Before the cross Eternal Life was a promise on credit. After the cross Eternal Life is a receivable asset. From Adam to the cross men and women who died in faith were still unrestored with God. They were still forbidden from the Tree of Life. It was a done deal, a Holy Covenant, a contract with God, yet the actions demanded had not yet been executed. The Old Testament saints had to wait for the cross.


Jesus told the story of the rich man and Lazarus. He did not introduce the story as a parable but told it as an actual event. I believe there really was a poor Lazarus and a selfish rich man.


When they died they both went to the place of the dead or Scheol. Job spoke of it, David talked about it and there are various references to it in the Old Testament. Jesus described Scheol as having two parts with a great chasm between. There is the part called Torments where the dead in trespasses and in sins go and there is the part called Abraham’s Bosom or Paradise where the believing dead go.

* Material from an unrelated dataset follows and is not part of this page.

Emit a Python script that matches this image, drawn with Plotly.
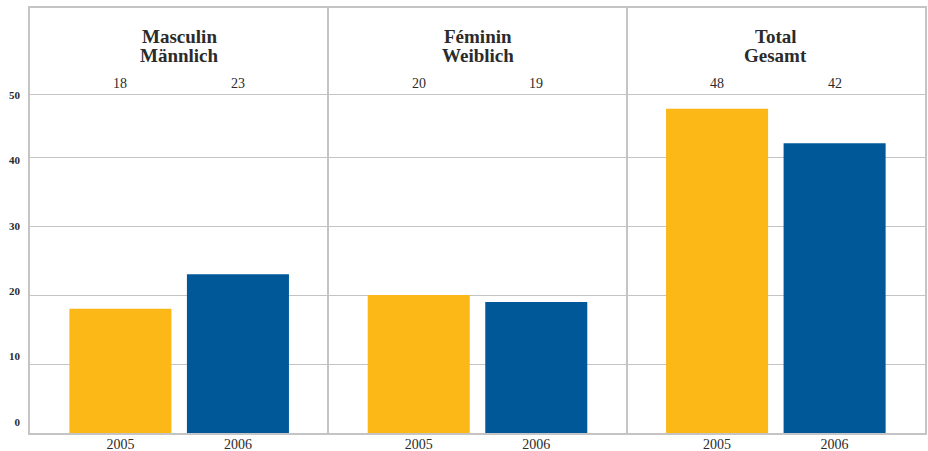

In Ephesians 4 we read how Jesus descended into the depths at his death, preached to the saints and lead captivity captive. This appears to mystically describe Jesus going into Paradise and telling Adam, Abraham, Moses and all the other Old Testament saints that the atonement they looked for was accomplished once and for all, the bill or wages of sin had been paid. With this action and the presence of the life and light of the world they received their long awaited gift of Eternal Life. They no longer belonged in the place of the dead. Their atonement complete and eternal life received and communion with God fully restored (as in the Garden before the fall) Jesus took them to the very presence of God where all Old and New Testament Saint who have died in faith await the resurrection and subsequent events of the redemption of creation described in Revelation.


In the end we find the Tree of Life with full access. Its leaves are for the healing of the nations. It bears several kinds of fruit. There is no guarding cherubim or sword.


One might wonder, “Why is there a Tree of Life in the midst of Heaven where there is no death or sickness?” If the Tree of Life was a type of Christ in the beginning it is still a type of Christ in Eternity. Maybe it is a memorial (as if we will need one) of God’s redemptive capacity, encompassing the antiquity of man’s original state of innocence in the Garden to God’s sacrificial atonement on the cross to the eternal glory with God (Father, Son and Holy Spirit) in Heaven. Just because it is there does not mean it is needed any more than the gold that will pave the streets or the pearls that make up the Gates.



RLH

Thursday, April 9, 2009

Baby Martyrs


We typically associate martyrdom with those who have stood faithfully for a cause and been slain by those who have a contrary agenda. Often when persecution raises its ugly head a lot of innocent people get swept up in the violence. Believers who are not as overt or active as the leaders still suffer and die for the cause.


Millions of innocent unborn babies have been caught up in the ungodly agenda of the abortion movement. It is masked as a measure of freedom and feminine autonomy where a woman can choose to control her own body (When the ultimate choice is taken away they call it rape.) but the most innocent and vulnerable are swept up in the ungodly agenda and selfish purposes of social and political idealisms that forsakes the most basic standards of Truth, life and freedom for falsehood, death and ultimate bondage. These innocent lives, though early in development, become human sacrifices to the gods of self, globalism, population control, social engineering, environmentalism and anti-Christ (not The Anti-Christ). They are martyrs and may well wear the martyr’s crown in glory.